My husband, Bob Schulenberg’s grandfather, Robert Knox lived an interesting life…at least those early married years, when he and Grandma, Nettie Knox only had one child…Bob’s mother, Joann Schulenberg. Their home was a sheepherder’s wagon, and it was small. My mother-in-law and their daughter, Joann Schulenberg, often told me about her days as a small child living in that wagon. She got her first tricycle while living there, and that winter found her riding her tricycle from door to bed and back again over and over. I wonder if her parents were almost driven crazy with all the activity in that small space.
I know that a shepherd is responsible for the lives of the sheep, but in Biblical days and even days more modern in the past, the way to protect the flock was to kill the predator using a stone, or stick. Of course, with the invention of guns, the task became easier. There were guns by the time Grandpa Knox was herding sheep, so I’m guessing that was how he killed the coyotes that might have tried to kill the sheep. Being a shepherd is a hard and often lonely job, but when a man can have his family there too, it’s not so bad.

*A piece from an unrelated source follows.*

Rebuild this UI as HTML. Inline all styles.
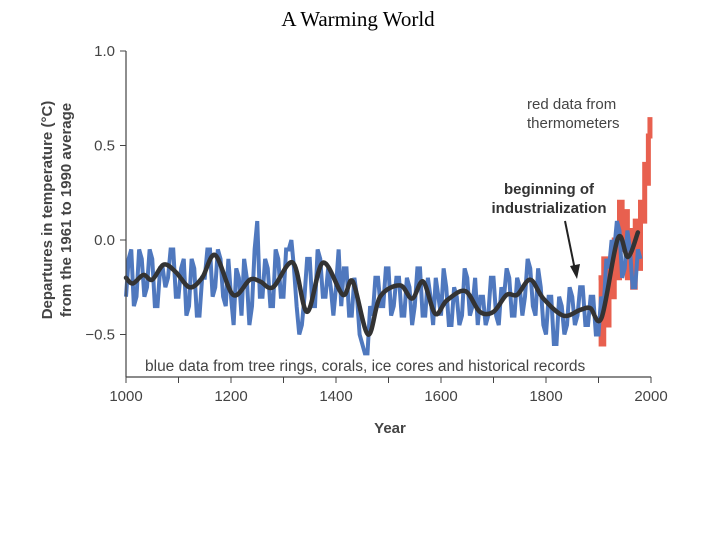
<!DOCTYPE html>
<html><head><meta charset="utf-8"><style>
body{margin:0;background:#fff;}
svg text{font-family:"Liberation Sans",sans-serif;}
</style></head><body>
<svg id="chart" width="720" height="540" viewBox="0 0 720 540" xmlns="http://www.w3.org/2000/svg">
<text x="358" y="26" text-anchor="middle" style="font-family:'Liberation Serif',serif;font-size:21px" fill="#000">A Warming World</text>
<g id="marks"></g>
<g id="axes"></g>
<text x="527" y="109" font-size="15" fill="#444">red data from</text>
<text x="527" y="128" font-size="15" fill="#444">thermometers</text>
<text x="549" y="194" font-size="15" font-weight="bold" fill="#333" text-anchor="middle">beginning of</text>
<text x="549" y="213" font-size="15" font-weight="bold" fill="#333" text-anchor="middle">industrialization</text>
<line x1="565" y1="221" x2="575" y2="270" stroke="#222" stroke-width="2"/>
<polygon points="570,266 580,264 577,279" fill="#222"/>
<text x="145" y="371" font-size="15.5" fill="#444">blue data from tree rings, corals, ice cores and historical records</text>
<text transform="translate(52,210) rotate(-90)" text-anchor="middle" font-size="15" font-weight="bold" fill="#444">Departures in temperature (°C)</text>
<text transform="translate(71,210) rotate(-90)" text-anchor="middle" font-size="15" font-weight="bold" fill="#444">from the 1961 to 1990 average</text>
<text x="390" y="433" text-anchor="middle" font-size="15" font-weight="bold" fill="#444">Year</text>
</svg>
<script>
const blueStart = 1000, blueStep = 5;
const blueValues = [
-0.3,-0.1,-0.05,-0.35,-0.3,-0.05,-0.1,-0.3,-0.25,-0.05,-0.1,-0.35,-0.35,-0.15,-0.15,-0.25,-0.2,-0.05,-0.05,-0.3,
-0.3,-0.15,-0.1,-0.4,-0.35,-0.1,-0.15,-0.4,-0.4,-0.2,-0.2,-0.05,-0.05,-0.3,-0.25,-0.05,-0.1,-0.3,-0.35,-0.1,
-0.3,-0.45,-0.15,-0.2,-0.4,-0.1,-0.2,-0.45,-0.35,-0.05,0.1,-0.3,-0.3,-0.1,-0.15,-0.35,-0.35,-0.05,-0.1,-0.3,
-0.3,-0.05,-0.05,0.0,-0.15,-0.35,-0.5,-0.45,-0.3,-0.1,-0.1,-0.35,-0.35,-0.05,-0.1,-0.3,-0.3,-0.15,-0.25,-0.4,
-0.25,-0.05,-0.35,-0.15,-0.15,-0.4,-0.4,-0.2,-0.3,-0.5,-0.55,-0.6,-0.6,-0.35,-0.4,-0.2,-0.2,-0.35,-0.35,-0.15,
-0.15,-0.4,-0.35,-0.2,-0.2,-0.4,-0.4,-0.2,-0.25,-0.45,-0.35,-0.15,-0.15,-0.4,-0.4,-0.2,-0.3,-0.45,-0.2,-0.3,
-0.4,-0.15,-0.25,-0.45,-0.45,-0.25,-0.3,-0.45,-0.4,-0.15,-0.2,-0.4,-0.35,-0.2,-0.45,-0.3,-0.3,-0.45,-0.4,-0.2,
-0.2,-0.4,-0.45,-0.25,-0.3,-0.15,-0.2,-0.4,-0.4,-0.2,-0.25,-0.4,-0.3,-0.1,-0.15,-0.35,-0.4,-0.15,-0.25,-0.45,
-0.5,-0.3,-0.3,-0.55,-0.55,-0.3,-0.35,-0.5,-0.45,-0.25,-0.3,-0.45,-0.4,-0.25,-0.25,-0.45,-0.45,-0.3,-0.3,-0.5,
-0.5,-0.3,-0.35,-0.1,-0.15,0.0,-0.05,0.1,0.05,-0.2,-0.15,0.05,-0.05,-0.25,-0.25,-0.05,-0.1];
const redYears = [1900,1905,1910,1915,1920,1925,1930,1935,1940,1945,1950,1955,1960,1965,1970,1975,1980,1985,1988,1992,1995,1998];
const redValues = [-0.2,-0.55,-0.1,-0.45,-0.15,-0.3,0.0,-0.2,0.2,-0.05,0.15,-0.2,0.05,-0.25,0.1,-0.15,0.2,0.1,0.4,0.3,0.55,0.65];
const smoothYears = [1000,1013,1033,1050,1072,1095,1121,1145,1170,1204,1236,1256,1280,1318,1345,1375,1413,1432,1461,1484,1522,1545,1566,1589,1611,1646,1674,1700,1725,1745,1770,1795,1833,1865,1884,1906,1937,1956,1975];
const smoothValues = [-0.2,-0.23,-0.185,-0.21,-0.13,-0.17,-0.25,-0.2,-0.08,-0.29,-0.21,-0.22,-0.25,-0.12,-0.38,-0.12,-0.29,-0.22,-0.5,-0.3,-0.24,-0.31,-0.22,-0.39,-0.32,-0.27,-0.38,-0.38,-0.29,-0.29,-0.21,-0.31,-0.4,-0.37,-0.36,-0.41,0.01,-0.09,0.04];
const xTicks = [1000,1200,1400,1600,1800,2000];
const yTicks = [1.0,0.5,0.0,-0.5];

const NS='http://www.w3.org/2000/svg';
const x = yr => 126 + (yr-1000)*0.525;
const y = v => 240 - v*189;
const marks=document.getElementById('marks'), axes=document.getElementById('axes');
function mk(tag,parent){const e=document.createElementNS(NS,tag);parent.appendChild(e);return e;}

// red series (stepped)
let rp=[];
redYears.forEach((yr,i)=>{const nx=i<redYears.length-1?redYears[i+1]:yr;rp.push(x(yr)+','+y(redValues[i]));rp.push(x(nx)+','+y(redValues[i]));});
const red=mk('polyline',marks);


red.setAttribute('points',rp.join(' '));red.setAttribute('fill','none');red.setAttribute('stroke','#e8604f');red.setAttribute('stroke-width','5');

// blue series
let bp=[];
blueValues.forEach((v,i)=>{const yr=blueStart+i*blueStep;bp.push(x(yr)+','+y(v));});
const blue=mk('polyline',marks);


blue.setAttribute('points',bp.join(' '));blue.setAttribute('fill','none');blue.setAttribute('stroke','#4f78be');blue.setAttribute('stroke-width','4');blue.setAttribute('stroke-linejoin','miter');

// smooth line (catmull-rom)
const pts=smoothYears.map((yr,i)=>[x(yr),y(smoothValues[i])]);
let d='M'+pts[0][0]+','+pts[0][1];
for(let i=0;i<pts.length-1;i++){const p0=pts[i-1]||pts[i],p1=pts[i],p2=pts[i+1],p3=pts[i+2]||p2;
d+=' C'+(p1[0]+(p2[0]-p0[0])/6)+','+(p1[1]+(p2[1]-p0[1])/6)+' '+(p2[0]-(p3[0]-p1[0])/6)+','+(p2[1]-(p3[1]-p1[1])/6)+' '+p2[0]+','+p2[1];}
const sm=mk('path',marks);


sm.setAttribute('d',d);sm.setAttribute('fill','none');sm.setAttribute('stroke','#333');sm.setAttribute('stroke-width','4.5');sm.setAttribute('stroke-linecap','round');

// axes
const ya=mk('line',axes);


ya.setAttribute('x1',126);ya.setAttribute('x2',126);ya.setAttribute('y1',y(1.0));ya.setAttribute('y2',377);ya.setAttribute('stroke','#444');ya.setAttribute('stroke-width','1.2');
const xa=mk('line',axes);


xa.setAttribute('x1',126);xa.setAttribute('x2',x(2000));xa.setAttribute('y1',377);xa.setAttribute('y2',377);xa.setAttribute('stroke','#444');xa.setAttribute('stroke-width','1.2');
yTicks.forEach(v=>{
 const t=mk('line',axes);
 
 
 t.setAttribute('x1',120);t.setAttribute('x2',126);t.setAttribute('y1',y(v));t.setAttribute('y2',y(v));t.setAttribute('stroke','#444');
 const l=mk('text',axes);
 
 
 l.setAttribute('x',115);l.setAttribute('y',y(v)+5);l.setAttribute('text-anchor','end');l.setAttribute('font-size','15');l.setAttribute('fill','#444');
 l.textContent=(v<0?'\u2212':'')+Math.abs(v).toFixed(1);
});
for(let yr=1000;yr<=2000;yr+=100){
 const t=mk('line',axes);
 
 
 t.setAttribute('x1',x(yr));t.setAttribute('x2',x(yr));t.setAttribute('y1',377);t.setAttribute('y2',383);t.setAttribute('stroke','#444');
}
xTicks.forEach(yr=>{
 const l=mk('text',axes);
 
 
 l.setAttribute('x',x(yr));l.setAttribute('y',401);l.setAttribute('text-anchor','middle');l.setAttribute('font-size','15');l.setAttribute('fill','#444');
 l.textContent=yr;
});
</script>
</body></html>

Grandpa was also a master gardener, and this was something I saw for myself. The whole family reaped the benefits of his rather extensive garden. When I joined the family in 1975, I had never canned vegetables, but my mother-in-law was a willing teacher, and Grandpa’s garden supplied all the veggies I could possibly have needed…and more. Those were good years. The garden grew well, and the vegetables were plenty. We had all we could ask or need. Grandpa enjoyed helping out the family by caring for the garden, because it gave him purpose. As people age, they can sometimes begin to feel useless, but Grandpa Knox have no such concerns. He knew that the work he was doing was good work, and that the whole family was healthier because of his hard work.
Grandpa Knox left is in 1985, at the age of 77 years. Cancer took its toll on his body, and finally he succumbed, but not before receiving a great granddaughter, Machelle Moore as a birthday gift in 1976. The had a few years to get to know each other before he went home, and I know that the gift of Machelle made him very happy. I also know that Machelle misses him, especially on their birthday. Happy birthday in Heaven, Grandpa Knox. We love and miss you very much.
My husband, Bob Schulenberg’s grandmother, Nettie Knox was not born during the pioneer era, but she did live a life that mirrored that era to a degree. While she was born in the West, in Clydes Park, Montana, she was nevertheless, a kind of pioneer woman. Grandma was born on June 30, 1909 to Orin and Eva (Landis) Noyes, and married Robert Knox on June 14, 1928. She was not born before cars were invented, but sometimes she lived like she was in the Old West. Grandpa was worked on a sheep ranch, and for a time when my mother-in-law, Joann Schulenberg was a little girl of about 3 years, they lived in a sheep wagon. The shepherd needed to be near the sheep, and Grandma was a homemaker, so she went with him. Plus, the sheep wagon was provided to them free of charge, and you don’t turn down a rent free place to live. Of course, that wasn’t where they lived for very long, because even with just the three of them for the first 15 years of her life, living in a sheep wagon would not really be roomy enough.
Grandma loved tradition, Christmas, birthdays, and celebrations in general, but when my daughter, Corrie Petersen was born on her birthday, and she was her first great grandchild, Grandma was ecstatic!! She considered that to be the greatest git ever, and they always had a strong bond. They always celebrated that birthday together, and new pictures were taken every year to see how much they had both changed. Of course, to me it seemed that it was Corrie did the changing. She was the one that was growing up, and Grandma seemed to have a timelessness about her. In fact, it seemed like she had an innocence about her. Maybe it was her love of tradition and celebration, or maybe she was just blessed with good genes. Whatever it was, Grandma just never seemed to get old…to me at least. Maybe that was why Grandma and Corrie could have such a great relationship too. They could both get excited about the same kinds of things.
When I think of what Corrie is working on becoming, and has already become, I know that Grandma Knox would have been so proud of her. Grandma suffered with arthritis and always whiced that the medical community could find a cure for it. While there is no cure yet, maybe there will be someday. Nevertheless, Corrie tries to comfort people, no matter what the disease is that they have. Her job is is give comfort to her patients, and I know that Grandma would have seen that as a great contribution to the world. Today is the 113 anniversary of Grandma’s birth. Happy birthday in Heaven, Grandma. We love and miss you very much.